El contraste entre el doloroso ciclo de Mickey y la grotesca extravagancia de Kenneth Marshall (interpretado por Mark Ruffalo) pinta un retrato inquietante de las élites. Marshall, un político narcisista con tintes de megalomanía –con ecos de Musk y destellos de Trump–, gobierna con la arrogancia de quien cree que la conquista de nuevos territorios, incluso planetas, es una extensión natural de su propio ego. Su pareja, Ylfa (Toni Collette) es una sombra que afila la idea de que el poder raramente camina solo.

"¿Qué mejor trabajador que uno que nunca muere, jamás cuestiona y vive una y otra vez sólo para el trabajo?"

Pero la verdadera grieta filosófica se abre cuando el sistema falla y más de un Mickey aparece a la vez. De repente, la clonación deja de ser una herramienta funcional y se convierte en una amenaza: ¿qué sucede cuando los recursos –incluso los humanos— dejan de ser dóciles y comienzan a multiplicarse fuera del control del poder? Pues, la individualidad, ese pequeño brillo de humanidad, asoma la cabeza, y con ella, el caos.

Aquí resuenan las ideas del sociólogo Byung-Chul Han, quien advierte que la hiperproductividad y la autoexplotación moderna nos convierten en sujetos de rendimiento, encarcelados por la ilusión de libertad. Mickey no es solo un clon: es la representación del trabajador contemporáneo perfecto, aquel que se recicla, se regenera y se empuja a sí mismo a morir simbólicamente una y otra vez para servir a un sistema que nunca se sacia. 

La película, más que responder preguntas, las deja suspendidas en el aire, como una burla de sabor amargo. ¿Qué significa morir cuando la muerte ya no es el fin? ¿Qué valor tiene la vida cuando puede ser reiniciada cual juego de video?
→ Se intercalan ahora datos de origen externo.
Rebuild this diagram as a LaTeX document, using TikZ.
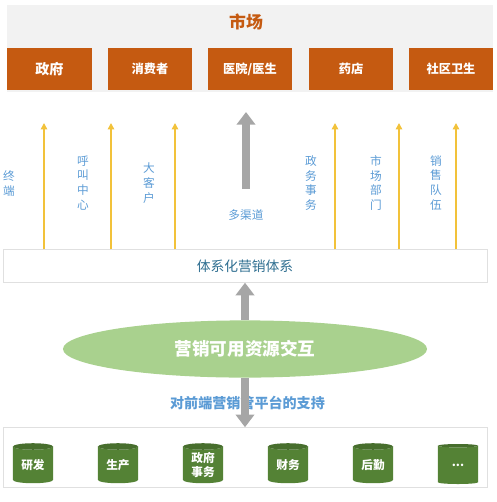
\documentclass[tikz,border=0pt]{standalone}
\usepackage{fontspec}
\setmainfont{Noto Sans CJK SC}
\usetikzlibrary{arrows.meta, shapes.geometric}
\definecolor{mOrange}{HTML}{C55A11}
\definecolor{mGold}{HTML}{F2C23A}
\definecolor{mGray}{HTML}{A6A6A6}
\definecolor{mLightGreen}{HTML}{A9D18E}
\definecolor{mDarkGreen}{HTML}{548235}
\definecolor{mBlue}{HTML}{5B9BD5}
\definecolor{mTeal}{HTML}{2F6F91}

\begin{document}
\begin{tikzpicture}[
  x=0.025cm, y=-0.025cm,
  every node/.style={align=center, inner sep=0pt},
  market/.style={
    fill=mOrange,
    text=white,
    font=\fontsize{8.7}{10}\selectfont\bfseries,
    minimum width=2.1cm,
    minimum height=1.05cm
  },
  channel/.style={
    text=mBlue,
    font=\fontsize{8.3}{10.6}\selectfont
  },
  panel/.style={
    draw=black!12,
    fill=white,
    line width=0.4pt
  },
  store/.style={
    cylinder,
    shape border rotate=90,
    aspect=0.28,
    minimum width=1cm,
    minimum height=1cm,
    cylinder uses custom fill,
    cylinder body fill=mDarkGreen,
    cylinder end fill=mDarkGreen!85!black,
    text=white,
    font=\fontsize{8.3}{9.5}\selectfont\bfseries
  },
  feed/.style={draw=mGold, line width=1.9pt,
    -{Triangle[length=4.5pt, width=4.5pt]}},
  bigarrow/.style={draw=mGray, line width=5.5pt,
    -{Triangle[length=9pt, width=13pt]}}
]
\useasboundingbox (0,0) rectangle (496,502);

% market
\fill[black!5] (7,5) rectangle (493,92);
\node[text=mOrange, font=\fontsize{12}{14}\selectfont\bfseries] (title) at (246,22) {市场};

\node[market, font=\fontsize{10}{12}\selectfont\bfseries] (gov) at (49.5,69) {政府};
\node[market] (consumer) at (150,69) {消费者};
\node[market] (hospital) at (250,69) {医院/医生};
\node[market] (pharmacy) at (351,69) {药店};
\node[market] (community) at (451,69) {社区卫生};

% channels
\node[panel, minimum width=12.1cm, minimum height=0.82cm] (system) at (245,266) {};
\node[text=mTeal, font=\fontsize{9.8}{12}\selectfont] (systemtext) at (245,266) {体系化营销体系};

\coordinate (t1) at (44,123);
\coordinate (t2) at (111,123);
\coordinate (t3) at (175,123);
\coordinate (t4) at (335,123);
\coordinate (t5) at (399,123);
\coordinate (t6) at (456,123);
\coordinate (tmulti) at (246,112);
\coordinate (bmulti) at (246,189);

\draw[feed] (system.north -| t1) -- (t1);
\draw[feed] (system.north -| t2) -- (t2);
\draw[feed] (system.north -| t3) -- (t3);
\draw[feed] (system.north -| t4) -- (t4);
\draw[feed] (system.north -| t5) -- (t5);
\draw[feed] (system.north -| t6) -- (t6);
\draw[bigarrow] (bmulti) -- (tmulti);

\node[channel] (terminal) at (9,184) {终\\端};
\node[channel] (callcenter) at (83,183) {呼\\叫\\中\\心};
\node[channel] (keyaccount) at (149,183) {大\\客\\户};
\node[channel] (govaffairs) at (311,183) {政\\务\\事\\务};
\node[channel] (marketdept) at (376,183) {市\\场\\部\\门};
\node[channel] (salesteam) at (436,183) {销\\售\\队\\伍};
\node[text=mBlue, font=\fontsize{8.3}{10}\selectfont] (multi) at (246,215) {多渠道};

% resources
\node[panel, minimum width=12.1cm, minimum height=1.5cm] (backend) at (245,457.5) {};
\node[text=mBlue, font=\fontsize{10}{12}\selectfont\bfseries] (support) at (247.5,403) {对前端营销管平台的支持};
\node[ellipse, fill=mLightGreen, minimum width=9.1cm, minimum height=1.43cm,
  text=white, font=\fontsize{12.5}{14}\selectfont\bfseries] (pool) at (245,349) {营销可用资源交互};

\draw[bigarrow] (pool.north) -- (system.south);
\draw[bigarrow] (pool.south) -- (backend.north);

\node[store] (rnd) at (33,465) {研发};
\node[store] (production) at (118,465) {生产};
\node[store] (govstore) at (203,465) {政府\\事务};
\node[store] (finance) at (288,465) {财务};
\node[store] (logistics) at (373,465) {后勤};
\node[store] (more) at (458,465) {...};

\end{tikzpicture}
\end{document}
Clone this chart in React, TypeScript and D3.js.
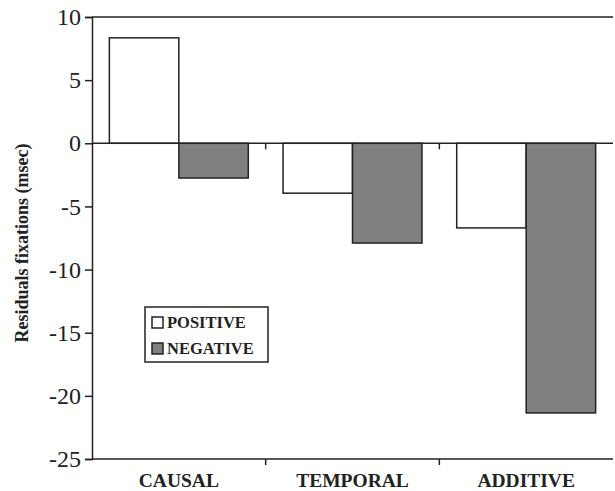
import React, { useEffect, useRef } from "react";
import * as d3 from "d3";

const categories = ["CAUSAL", "TEMPORAL", "ADDITIVE"];
const seriesNames = ["POSITIVE", "NEGATIVE"];
const positiveValues = [8.35, -3.95, -6.7];
const negativeValues = [-2.75, -7.9, -21.35];
const yTicks = [10, 5, 0, -5, -10, -15, -20, -25];

const W = 615;
const H = 491;

export default function App() {
	const ref = useRef<SVGSVGElement>(null);

	useEffect(() => {
		const svg = d3.select(ref.current);
		svg.selectAll("*").remove();

		const left = 92, right = 613, top = 17, bottom = 459;
		const font = "Liberation Serif";

		const y = d3.scaleLinear().domain([-25, 10]).range([bottom, top]);
		const x = d3.scaleBand().domain(categories).range([left, right]).paddingInner(0.2).paddingOuter(0.1);
		const xs = d3.scaleBand().domain(seriesNames).range([0, x.bandwidth()]);
		const colors: Record<string, string> = { POSITIVE: "#ffffff", NEGATIVE: "#808080" };
		const bandW = (right - left) / categories.length;

		const g = svg.append("g");

		// bars
		categories.forEach((c, i) => {
			const vals = [positiveValues[i], negativeValues[i]];
			seriesNames.forEach((s, j) => {
				const v = vals[j];
				g.append("rect")
					.attr("x", (x(c) as number) + (xs(s) as number))
					.attr("y", y(Math.max(0, v)))
					.attr("width", xs.bandwidth())
					.attr("height", Math.abs(y(v) - y(0)))
					.attr("fill", colors[s])
					.attr("stroke", "#222")
					.attr("stroke-width", 1.5);
			});
		});

		// frame: top line, bottom line, zero line
		[top, bottom, y(0)].forEach((ly) => {
			g.append("line").attr("x1", left).attr("x2", right).attr("y1", ly).attr("y2", ly)
				.attr("stroke", "#222").attr("stroke-width", 1.5);
		});

		// y axis
		const yAxis = g.append("g")
			.attr("transform", `translate(${left},0)`)
			.call(d3.axisLeft(y).tickValues(yTicks).tickSize(7).tickPadding(4).tickFormat((d) => String(d)));
		yAxis.select(".domain").attr("stroke", "#222").attr("stroke-width", 1.5);
		yAxis.selectAll(".tick line").attr("stroke", "#222").attr("stroke-width", 1.5);
		yAxis.selectAll(".tick text")
			.attr("font-family", font)
			.attr("font-size", 24)
			.attr("fill", "#222");

		// category boundary ticks
		[1, 2].forEach((k) => {
			const tx = left + bandW * k;
			g.append("line").attr("x1", tx).attr("x2", tx).attr("y1", bottom).attr("y2", bottom + 6)
				.attr("stroke", "#222").attr("stroke-width", 1.5);
			g.append("line").attr("x1", tx).attr("x2", tx).attr("y1", y(0)).attr("y2", y(0) + 6)
				.attr("stroke", "#222").attr("stroke-width", 1.5);
		});

		// category labels
		categories.forEach((c, i) => {
			g.append("text")
				.attr("x", left + bandW * (i + 0.5))
				.attr("y", 487)
				.attr("text-anchor", "middle")
				.attr("font-family", font)
				.attr("font-weight", "bold")
				.attr("font-size", 19.5)
				.attr("fill", "#222")
				.text(c);
		});

		// y title
		g.append("text")
			.attr("transform", `translate(28,${(top + bottom) / 2 + 5}) rotate(-90)`)
			.attr("text-anchor", "middle")
			.attr("font-family", font)
			.attr("font-weight", "bold")
			.attr("font-size", 18)
			.attr("fill", "#222")
			.text("Residuals fixations (msec)");

		// legend
		const lg = g.append("g").attr("transform", "translate(145,307)");
		lg.append("rect").attr("width", 123).attr("height", 55)
			.attr("fill", "#fff").attr("stroke", "#222").attr("stroke-width", 1.5);
		seriesNames.forEach((s, j) => {
			const row = lg.append("g").attr("transform", `translate(0,${21 + j * 26})`);
			row.append("rect").attr("x", 7).attr("y", -11).attr("width", 11).attr("height", 11)
				.attr("fill", colors[s]).attr("stroke", "#222").attr("stroke-width", 1.5);
			row.append("text").attr("x", 22).attr("y", 0)
				.attr("font-family", font)
				.attr("font-weight", "bold")
				.attr("font-size", 16.5)
				.attr("fill", "#222")
				.text(s);
		});
	}, []);

	return (
		<svg ref={ref} width={W} height={H}
			style={{ position: "absolute", left: 0, top: 0, background: "#fff" }} />
	);
}
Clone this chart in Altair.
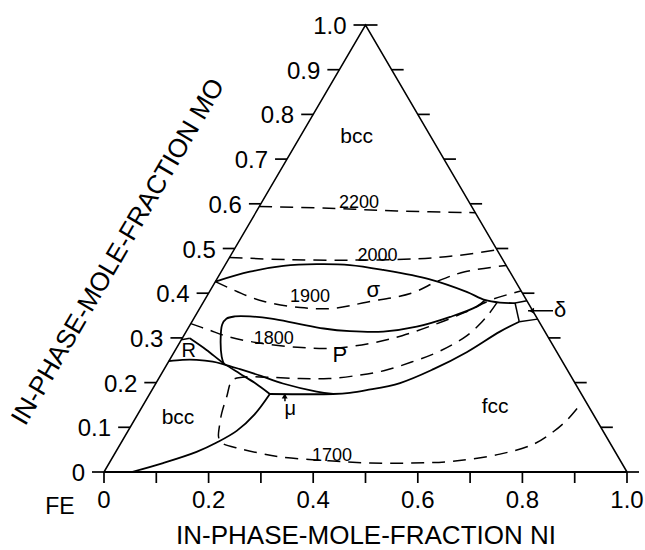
import altair as alt
import pandas as pd

W, H = 523, 447          # plot area (triangle base / height) in px
FONT = "Liberation Sans"

# ---------------- axis values ----------------
mo_ticks = [0.0, 0.1, 0.2, 0.3, 0.4, 0.5, 0.6, 0.7, 0.8, 0.9, 1.0]
mo_labels = ["0", "0.1", "0.2", "0.3", "0.4", "0.5", "0.6", "0.7", "0.8", "0.9", "1.0"]
ni_ticks = [0.0, 0.1, 0.2, 0.3, 0.4, 0.5, 0.6, 0.7, 0.8, 0.9, 1.0]
ni_label_vals = [0.0, 0.2, 0.4, 0.6, 0.8, 1.0]
ni_labels = ["0", "0.2", "0.4", "0.6", "0.8", "1.0"]

# ---------------- solid phase boundaries (mole fraction Ni, Mo) ----------------
sigma_top_ni = [0.000, 0.055, 0.1125, 0.1745, 0.2385, 0.308, 0.4075, 0.492, 0.5355, 0.5675, 0.597]
sigma_top_mo = [0.426, 0.448, 0.461, 0.465, 0.463, 0.452, 0.431, 0.403, 0.385, 0.379, 0.378]

p_top_ni = [0.108, 0.096, 0.0755, 0.061, 0.0625, 0.076, 0.105, 0.1485, 0.204, 0.2595, 0.3125, 0.377, 0.4355, 0.4885, 0.5276, 0.536]
p_top_mo = [0.242, 0.258, 0.295, 0.330, 0.343, 0.348, 0.348, 0.343, 0.332, 0.321, 0.315, 0.314, 0.325, 0.347, 0.370, 0.384]

fcc_ni = [0.626, 0.600, 0.5595, 0.515, 0.4665, 0.4105, 0.3815, 0.351, 0.2298]
fcc_mo = [0.336, 0.314, 0.268, 0.230, 0.199, 0.183, 0.177, 0.1745, 0.1745]

bcc_fcc_ni = [0.053, 0.103, 0.1545, 0.1825, 0.2077, 0.2235, 0.2298]
bcc_fcc_mo = [0.0, 0.020, 0.045, 0.066, 0.092, 0.129, 0.1745]

r_line_ni = [0.0145, 0.0595, 0.1075, 0.150, 0.191, 0.2298]
r_line_mo = [0.299, 0.273, 0.243, 0.220, 0.198, 0.1745]

r_stub_ni = [0.000, 0.0145]
r_stub_mo = [0.296, 0.299]

bcc_top_ni = [0.000, 0.0245, 0.0515, 0.0845, 0.1085, 0.145, 0.1925, 0.243, 0.3166, 0.351]
bcc_top_mo = [0.248, 0.251, 0.251, 0.247, 0.241, 0.230, 0.215, 0.198, 0.180, 0.1745]

delta_top_ni = [0.597, 0.617]
delta_top_mo = [0.378, 0.383]
delta_left_ni = [0.597, 0.626]
delta_left_mo = [0.378, 0.336]
delta_bot_ni = [0.626, 0.658]
delta_bot_mo = [0.336, 0.342]

# ---------------- isotherms (dashed) ----------------
iso2200_ni = [0.000, 0.135, 0.268, 0.420]
iso2200_mo = [0.594, 0.590, 0.584, 0.580]

iso2000_ni = [0.000, 0.1125, 0.240, 0.3615, 0.4375, 0.503]
iso2000_mo = [0.480, 0.475, 0.474, 0.477, 0.485, 0.497]

iso1900_ni = [0.000, 0.0745, 0.1175, 0.191, 0.2555, 0.312, 0.3875, 0.426, 0.466, 0.538]
iso1900_mo = [0.426, 0.395, 0.381, 0.368, 0.366, 0.380, 0.400, 0.428, 0.448, 0.462]

iso1800_ni = [0.000, 0.041, 0.089, 0.156, 0.2305, 0.3015, 0.366, 0.4175, 0.4655, 0.5115, 0.5475, 0.5945]
iso1800_mo = [0.332, 0.318, 0.302, 0.288, 0.279, 0.277, 0.288, 0.305, 0.329, 0.357, 0.385, 0.405]

iso1700_ni = [0.562, 0.5595, 0.5545, 0.5415, 0.5235, 0.498, 0.465, 0.426, 0.3815, 0.3255, 0.2705,
              0.205, 0.159, 0.1425, 0.1504, 0.1595, 0.170, 0.1795, 0.191, 0.234, 0.277, 0.319,
              0.4175, 0.499, 0.578, 0.654, 0.737, 0.790, 0.814, 0.827, 0.835]
iso1700_mo = [0.380, 0.357, 0.335, 0.305, 0.285, 0.264, 0.246, 0.228, 0.217, 0.209, 0.209,
              0.212, 0.212, 0.205, 0.1685, 0.131, 0.101, 0.079, 0.066, 0.052, 0.042, 0.034,
              0.025, 0.020, 0.020, 0.024, 0.040, 0.062, 0.090, 0.116, 0.150]

# ---------------- region / isotherm labels ----------------
label_text = ["bcc", "bcc", "fcc", "σ", "P", "μ", "R", "δ", "2200", "2000", "1900", "1800", "1700"]
label_ni = [0.108, 0.0815, 0.675, 0.3115, 0.320, 0.2855, 0.027, 0.691, 0.1865, 0.2815, 0.198, 0.176, 0.418]
label_mo = [0.750, 0.120, 0.146, 0.407, 0.262, 0.141, 0.2696, 0.362, 0.602, 0.483, 0.392, 0.2975, 0.0358]
label_size = [21, 21, 21, 22, 22, 20, 20, 22, 18, 18, 18, 18, 18]

# arrows (delta and mu)
arrow_ni = [0.6782, 0.6304, 0.267, 0.259]
arrow_mo = [0.3607, 0.3607, 0.158, 0.174]
arrow_id = ["d", "d", "m", "m"]
head_ni = [0.637, 0.2605]
head_mo = [0.3607, 0.170]
head_shape = ["triangle-left", "triangle-up"]


def curve(name, ni, mo):
    d = pd.DataFrame({"curve": name, "i": range(len(ni)), "ni": ni, "mo": mo})
    d["x"] = d["ni"] + d["mo"] / 2
    return d


solid = pd.concat([
    curve("sigma_top", sigma_top_ni, sigma_top_mo),
    curve("p_top", p_top_ni, p_top_mo),
    curve("fcc", fcc_ni, fcc_mo),
    curve("bcc_fcc", bcc_fcc_ni, bcc_fcc_mo),
    curve("r_line", r_line_ni, r_line_mo),
    curve("bcc_top", bcc_top_ni, bcc_top_mo),
])
straight = pd.concat([
    curve("r_stub", r_stub_ni, r_stub_mo),
    curve("d_top", delta_top_ni, delta_top_mo),
    curve("d_left", delta_left_ni, delta_left_mo),
    curve("d_bot", delta_bot_ni, delta_bot_mo),
])
dashed = pd.concat([
    curve("2200", iso2200_ni, iso2200_mo),
    curve("2000", iso2000_ni, iso2000_mo),
    curve("1900", iso1900_ni, iso1900_mo),
    curve("1800", iso1800_ni, iso1800_mo),
    curve("1700", iso1700_ni, iso1700_mo),
])
tri = curve("tri", [0, 0, 1], [0, 1, 0])

labels = pd.DataFrame({"t": label_text, "ni": label_ni, "mo": label_mo, "fs": label_size})
labels["x"] = labels["ni"] + labels["mo"] / 2
arrows = pd.DataFrame({"id": arrow_id, "ni": arrow_ni, "mo": arrow_mo})
arrows["x"] = arrows["ni"] + arrows["mo"] / 2
heads = pd.DataFrame({"ni": head_ni, "mo": head_mo, "shape": head_shape})
heads["x"] = heads["ni"] + heads["mo"] / 2

TL = 12  # side tick length (px)
left_ticks = pd.DataFrame({"y": mo_ticks})
left_ticks["x"] = left_ticks["y"] / 2
left_ticks["x2"] = left_ticks["x"] - TL / W
left_ticks["lab"] = mo_labels
right_ticks = pd.DataFrame({"y": mo_ticks})
right_ticks["x"] = 1 - right_ticks["y"] / 2
right_ticks["x2"] = right_ticks["x"] + TL / W
bottom_ticks = pd.DataFrame({"x": ni_ticks, "y": 0.0, "y2": -11 / H})
bottom_labels = pd.DataFrame({"x": ni_label_vals, "y": 0.0, "lab": ni_labels})

xs = alt.Scale(domain=[0, 1], nice=False, zero=False)
ys = alt.Scale(domain=[0, 1], nice=False, zero=False)
X = lambda f="x": alt.X(f"{f}:Q", scale=xs, axis=None)
Y = lambda f="mo": alt.Y(f"{f}:Q", scale=ys, axis=None)

triangle = alt.Chart(tri).mark_line(color="black", strokeWidth=1.5).encode(
    x=X(), y=Y(), order="i:Q")
base = alt.Chart(bottom_ticks.head(1)).mark_rule(color="black", strokeWidth=2).encode(
    x=alt.value(0), x2=alt.value(W), y=alt.Y("y:Q", scale=ys, axis=None))

lt = alt.Chart(left_ticks).mark_rule(color="black", strokeWidth=1.7).encode(
    x=X(), x2="x2:Q", y=alt.Y("y:Q", scale=ys, axis=None))
rt = alt.Chart(right_ticks).mark_rule(color="black", strokeWidth=1.7).encode(
    x=X(), x2="x2:Q", y=alt.Y("y:Q", scale=ys, axis=None))
bt = alt.Chart(bottom_ticks).mark_rule(color="black", strokeWidth=1.7).encode(
    x=X(), y=alt.Y("y:Q", scale=ys, axis=None), y2="y2:Q")
ltl = alt.Chart(left_ticks).mark_text(font=FONT, fontSize=24, align="right", baseline="middle",
                                      dx=-19, dy=2).encode(
    x=X(), y=alt.Y("y:Q", scale=ys, axis=None), text="lab:N")
btl = alt.Chart(bottom_labels).mark_text(font=FONT, fontSize=24, align="center", baseline="middle",
                                         dy=29).encode(
    x=X(), y=alt.Y("y:Q", scale=ys, axis=None), text="lab:N")

solid_l = alt.Chart(solid).mark_line(color="black", strokeWidth=1.8, interpolate="catmull-rom").encode(
    x=X(), y=Y(), detail="curve:N", order="i:Q")
straight_l = alt.Chart(straight).mark_line(color="black", strokeWidth=1.5).encode(
    x=X(), y=Y(), detail="curve:N", order="i:Q")
dashed_l = alt.Chart(dashed).mark_line(color="black", strokeWidth=1.5, strokeDash=[13, 8],
                                       interpolate="catmull-rom").encode(
    x=X(), y=Y(), detail="curve:N", order="i:Q")

lab_l = alt.Chart(labels).mark_text(font=FONT, align="center", baseline="middle", color="black").encode(
    x=X(), y=Y(), text="t:N", size=alt.Size("fs:Q", scale=None, legend=None))
arrow_l = alt.Chart(arrows).mark_line(color="black", strokeWidth=1.5).encode(
    x=X(), y=Y(), detail="id:N")
head_l = alt.Chart(heads).mark_point(filled=True, color="black", size=35, opacity=1).encode(
    x=X(), y=Y(), shape=alt.Shape("shape:N", scale=None, legend=None))

one = pd.DataFrame({"t": ["IN-PHASE-MOLE-FRACTION MO"]})
left_title = alt.Chart(one).mark_text(font=FONT, fontSize=26, angle=300.3, align="center",
                                      baseline="alphabetic").encode(
    text="t:N", x=alt.value(21), y=alt.value(231))
bottom_title = alt.Chart(pd.DataFrame({"t": ["IN-PHASE-MOLE-FRACTION NI"]})).mark_text(
    font=FONT, fontSize=26, align="center", baseline="alphabetic").encode(
    text="t:N", x=alt.value(262), y=alt.value(519))
fe = alt.Chart(pd.DataFrame({"t": ["FE"]})).mark_text(
    font=FONT, fontSize=23, align="center", baseline="middle").encode(
    text="t:N", x=alt.value(-44), y=alt.value(482))

chart = alt.layer(
    triangle, base, lt, rt, bt, ltl, btl, dashed_l, solid_l, straight_l,
    lab_l, arrow_l, head_l, left_title, bottom_title, fe
).properties(
    width=W, height=H,
    autosize=alt.AutoSizeParams(type="none"),
    padding={"left": 104, "top": 25, "right": 18, "bottom": 78},
    background="white",
).configure_view(stroke=None)

chart.save("out.html", embed_options={"renderer": "svg", "actions": False})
Bong Joon-Ho no busca consolar: nos arrastra a un juego siniestro donde la sátira se mezcla con la desesperanza, recordándonos que, aunque miremos al futuro, seguimos atados a las miserias sistémicas de siempre.

Mickey 17 no pretende ser una épica como Parásitos (2019) o una joya visceral como Memorias de un asesino (2003). Es, más bien, un golpe certero envuelto en risas amargas: una película que, con todo y su humor negro, nos susurra al oído que la verdadera distopía nunca ha sido tecnológica ni futurista; ha estado aquí desde siempre, abrazando el ritmo de un sistema que solo sabe explotar, multiplicar y consumir.

Porque al final, tal vez la mayor ironía de Mickey 17 es que, incluso en un futuro de clonación y planetas lejanos, la humanidad sigue siendo el peor enemigo, tanto para sí misma como para el planeta que habita.